A poll from Ipsos in December showed the 30-year-old overtaking Le Pen as the French politician with the highest share of positive opinions. And a survey from pollster Odoxa conducted in November showed Bardella would win both rounds of the presidential contest.
The National Rally continues to insist that Le Pen is their top choice, but getting her on the ballot will likely require her to win her fast-tracked appeal by setting aside her personal grievances and perhaps even showing a measure of uncustomary contrition to ensure this trial does not end the way the embezzlement case did.
Le Pen is not famous for being low-key and eating humble pie.

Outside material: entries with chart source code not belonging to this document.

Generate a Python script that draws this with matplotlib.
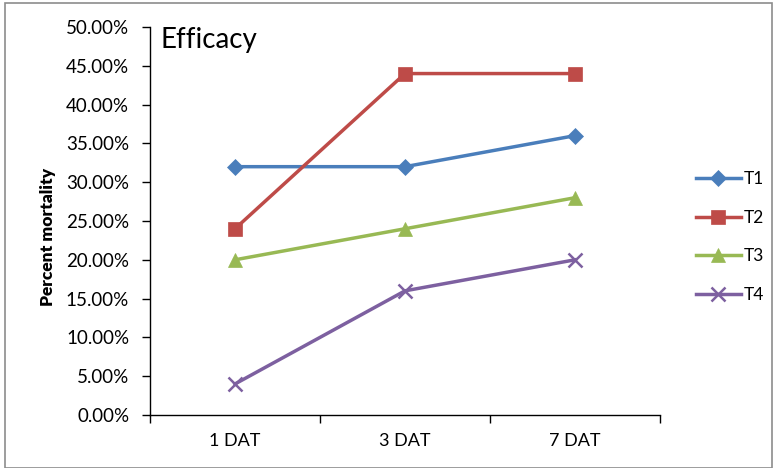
import matplotlib
matplotlib.use("Agg")
import matplotlib.pyplot as plt
from matplotlib.patches import Rectangle
from matplotlib.ticker import FuncFormatter, MultipleLocator

plt.rcParams['font.family'] = ['Lato', 'DejaVu Sans']

categories = ["1 DAT", "3 DAT", "7 DAT"]
series_names = ["T1", "T2", "T3", "T4"]
t1 = [0.32, 0.32, 0.36]
t2 = [0.24, 0.44, 0.44]
t3 = [0.20, 0.24, 0.28]
t4 = [0.04, 0.16, 0.20]

colors = ["#4A7EBB", "#BE4B48", "#98B954", "#7D60A0"]
markers = ["D", "s", "^", "x"]
msizes = [8, 10, 10, 10]

fig = plt.figure(figsize=(7.75, 4.68), dpi=100)
ax = fig.add_axes([150 / 775, 1 - 415 / 468, 510 / 775, 388 / 468])

x = list(range(len(categories)))
for name, vals, c, m, ms in zip(series_names, [t1, t2, t3, t4], colors, markers, msizes):
    ax.plot(x, vals, color=c, lw=2.5, marker=m, markersize=ms,
            markeredgewidth=1.8 if m == "x" else 0.5, markeredgecolor=c,
            markerfacecolor=c, label=name, clip_on=False)

ax.set_xlim(-0.5, len(categories) - 0.5)
ax.set_ylim(0, 0.5)
ax.yaxis.set_major_locator(MultipleLocator(0.05))
ax.yaxis.set_major_formatter(FuncFormatter(lambda v, p: f"{v * 100:.2f}%"))
ax.set_xticks([i - 0.5 for i in range(len(categories) + 1)])
ax.set_xticklabels([])
ax.set_xticks(x, minor=True)
ax.set_xticklabels(categories, minor=True)
ax.tick_params(axis="x", which="minor", length=0, pad=13, labelsize=13)
ax.tick_params(axis="x", which="major", length=6, direction="out", width=1)
ax.tick_params(axis="y", length=6, direction="out", width=1, labelsize=13.5, pad=9)

for s in ("top", "right"):
    ax.spines[s].set_visible(False)
for s in ("left", "bottom"):
    ax.spines[s].set_linewidth(1)
    ax.spines[s].set_color("black")

ax.set_ylabel("Percent mortality", fontsize=12.5, fontweight="heavy")
ax.yaxis.set_label_coords(-0.184, 0.46)
ax.text(0.02, 1.0, "Efficacy", transform=ax.transAxes, fontsize=20,
        ha="left", va="top")

ax.legend(loc="center left", bbox_to_anchor=(680 / 775, 1 - 237 / 468),
          bbox_transform=fig.transFigure, frameon=False, fontsize=12.5,
          handlelength=2.6, labelspacing=1.3, handletextpad=0.2)

fig.patches.append(Rectangle((5 / 775, 0), 767 / 775, 465 / 468,
                             transform=fig.transFigure, fill=False,
                             edgecolor="#8c8c8c", lw=1.2))

fig.savefig("out.png", dpi=100)
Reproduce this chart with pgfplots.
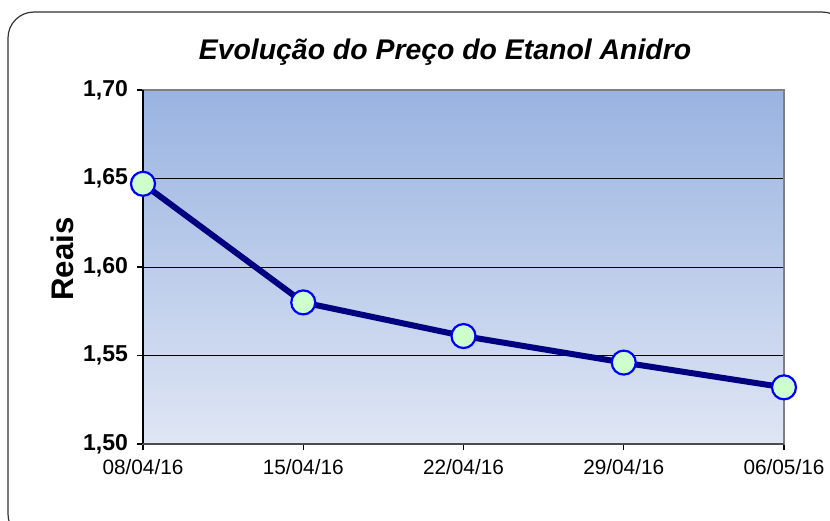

Shortly after her conviction, she said her movement would follow the example of civil rights’ icon Martin Luther King and vowed: “We will never give in to this violation of democracy.”
That’s not the playbook she intends to deploy now. Her lawyers will pursue a less politicized strategy to win round the judges, according to three far-right politicians with direct knowledge of the case, who were granted anonymity to discuss it freely.
“We’ll be heading in with a certain amount of humility, and we’ll try not to be in the mindset that this is a political trial,” said one of trio, a French elected official who is one of the codefendants appealing their conviction.
Line by line
Le Pen and 24 other codefendants stood trial in late 2024 on charges they illicitly used funds from the European Parliament to pay party employees by having them hired as parliamentary assistants. But those assistants, the prosecution argued, rarely if ever worked on actual parliamentary business.
The National Rally’s apparent defense strategy back then was to paint the trial as politicized, potentially winning in the court of public opinion and living with the consequences of a guilty verdict.
The attorneys representing the defendants could did little to rebut several pieces of particularly damning evidence, including the fact that one assistant sent a message to Le Pen asking if he could be introduced to the MEP he had supposedly been working with for months.
Given how severely the defense miscalculated the first time around, lawyers for many of the 14 codefendants in court this week will pursue more traditional appeals, going through the preliminary ruling “line by line” to identify potential rebuttals or procedural hiccups, the trio with direct knowledge of the case explained.

Defense lawyers also plan to tailor their individual arguments more precisely to each client to avoid feeding the sentiment that decisions taken at the highest levels of the National Rally leadership are imposed on the whole party. The prosecution during the initial trial successfully argued that National Rally bigwigs hand-picked assistants at party headquarters to serve the leadership rather than MEPs.
Le Pen’s lawyers will also argue that her punishment — barring a front-running presidential candidate from standing in a nationwide election — was disproportionate to the crime for which she was convicted.
The appeals’ court ruling will have seismic consequences for French politics and Europe ahead of one of the continent’s most important elections. The path toward the presidency will be nearly impossible for Le Pen if her election ban is upheld.
Le Pen has indicated in past interviews that she would throw in the towel if she received the same election ban, given that she wouldn’t have enough time to appeal again to a higher court.
Should Bardella replace her and win, the consequences for the French judicial system could be profound. One of the codefendants floated the possibility of a response along the lines of what U.S. President Donald Trump did to those who prosecuted him before his reelection.
“The lingering sense of injustice will remain and can eventually evolve into a quest for revenge,” the codefendant said.